- _WHAT THE EXERCISE ASKS_: Copy exactly the lines that run from the top of the listing to the line containing "ax.set_ylim(0, 18400)", both ends included, and omit the pictures.

- _STORED DATA_:
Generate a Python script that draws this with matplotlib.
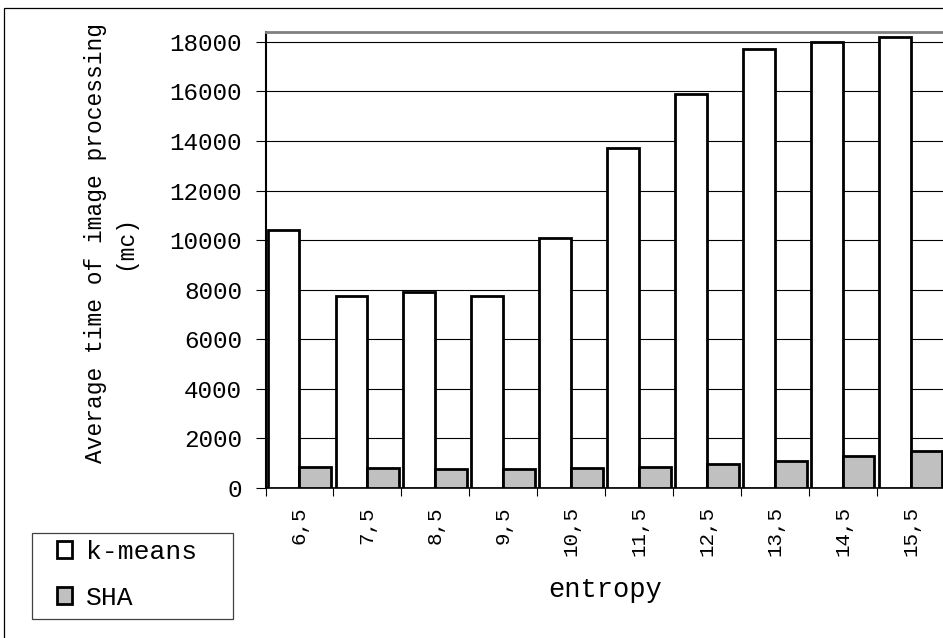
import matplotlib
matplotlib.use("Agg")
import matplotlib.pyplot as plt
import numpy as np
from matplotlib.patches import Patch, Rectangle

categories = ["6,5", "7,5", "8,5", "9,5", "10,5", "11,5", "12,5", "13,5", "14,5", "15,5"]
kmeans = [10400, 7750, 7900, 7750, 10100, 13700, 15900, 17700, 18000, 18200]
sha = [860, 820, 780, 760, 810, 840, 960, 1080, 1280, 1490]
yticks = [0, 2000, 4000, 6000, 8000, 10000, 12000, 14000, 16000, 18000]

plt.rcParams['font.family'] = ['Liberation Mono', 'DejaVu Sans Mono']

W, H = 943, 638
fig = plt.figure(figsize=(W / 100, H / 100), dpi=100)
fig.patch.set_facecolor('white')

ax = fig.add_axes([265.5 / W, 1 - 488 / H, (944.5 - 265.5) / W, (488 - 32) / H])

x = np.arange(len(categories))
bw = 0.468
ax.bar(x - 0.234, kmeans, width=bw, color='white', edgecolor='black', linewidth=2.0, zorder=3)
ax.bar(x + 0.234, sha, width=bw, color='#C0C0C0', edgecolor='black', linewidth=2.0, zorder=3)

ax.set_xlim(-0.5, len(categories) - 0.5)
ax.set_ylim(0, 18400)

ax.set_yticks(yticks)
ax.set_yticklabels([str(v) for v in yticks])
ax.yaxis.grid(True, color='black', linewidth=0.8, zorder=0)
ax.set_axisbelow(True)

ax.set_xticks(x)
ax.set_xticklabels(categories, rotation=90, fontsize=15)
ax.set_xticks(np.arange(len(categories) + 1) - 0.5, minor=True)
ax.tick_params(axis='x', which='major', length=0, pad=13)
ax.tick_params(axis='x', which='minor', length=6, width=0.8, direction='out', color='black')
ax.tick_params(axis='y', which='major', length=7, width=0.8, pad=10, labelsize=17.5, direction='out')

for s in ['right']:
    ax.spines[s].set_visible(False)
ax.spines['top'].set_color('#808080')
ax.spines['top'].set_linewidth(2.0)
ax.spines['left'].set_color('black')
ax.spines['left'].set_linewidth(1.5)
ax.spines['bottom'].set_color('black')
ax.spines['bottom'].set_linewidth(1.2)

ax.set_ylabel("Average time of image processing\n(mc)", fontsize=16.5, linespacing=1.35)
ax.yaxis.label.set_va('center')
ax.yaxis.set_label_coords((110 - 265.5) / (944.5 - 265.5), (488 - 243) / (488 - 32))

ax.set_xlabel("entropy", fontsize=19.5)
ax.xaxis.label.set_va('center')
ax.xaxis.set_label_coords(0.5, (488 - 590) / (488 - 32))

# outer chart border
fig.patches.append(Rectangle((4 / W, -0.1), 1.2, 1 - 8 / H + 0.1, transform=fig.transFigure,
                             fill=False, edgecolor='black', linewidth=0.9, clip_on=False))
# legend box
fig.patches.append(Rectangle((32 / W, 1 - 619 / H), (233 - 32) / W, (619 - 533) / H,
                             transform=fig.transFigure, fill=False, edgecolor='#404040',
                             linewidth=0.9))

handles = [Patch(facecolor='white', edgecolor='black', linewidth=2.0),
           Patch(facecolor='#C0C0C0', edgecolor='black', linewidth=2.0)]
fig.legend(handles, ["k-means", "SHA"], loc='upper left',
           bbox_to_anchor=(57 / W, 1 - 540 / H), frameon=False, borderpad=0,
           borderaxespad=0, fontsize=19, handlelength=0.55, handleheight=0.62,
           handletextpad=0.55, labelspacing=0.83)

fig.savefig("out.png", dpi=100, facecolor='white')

- _THE COMPLETED TASK_:
Generate a Python script that draws this with matplotlib.
import matplotlib
matplotlib.use("Agg")
import matplotlib.pyplot as plt
import numpy as np
from matplotlib.patches import Patch, Rectangle

categories = ["6,5", "7,5", "8,5", "9,5", "10,5", "11,5", "12,5", "13,5", "14,5", "15,5"]
kmeans = [10400, 7750, 7900, 7750, 10100, 13700, 15900, 17700, 18000, 18200]
sha = [860, 820, 780, 760, 810, 840, 960, 1080, 1280, 1490]
yticks = [0, 2000, 4000, 6000, 8000, 10000, 12000, 14000, 16000, 18000]

plt.rcParams['font.family'] = ['Liberation Mono', 'DejaVu Sans Mono']

W, H = 943, 638
fig = plt.figure(figsize=(W / 100, H / 100), dpi=100)
fig.patch.set_facecolor('white')

ax = fig.add_axes([265.5 / W, 1 - 488 / H, (944.5 - 265.5) / W, (488 - 32) / H])

x = np.arange(len(categories))
bw = 0.468
ax.bar(x - 0.234, kmeans, width=bw, color='white', edgecolor='black', linewidth=2.0, zorder=3)
ax.bar(x + 0.234, sha, width=bw, color='#C0C0C0', edgecolor='black', linewidth=2.0, zorder=3)

ax.set_xlim(-0.5, len(categories) - 0.5)
ax.set_ylim(0, 18400)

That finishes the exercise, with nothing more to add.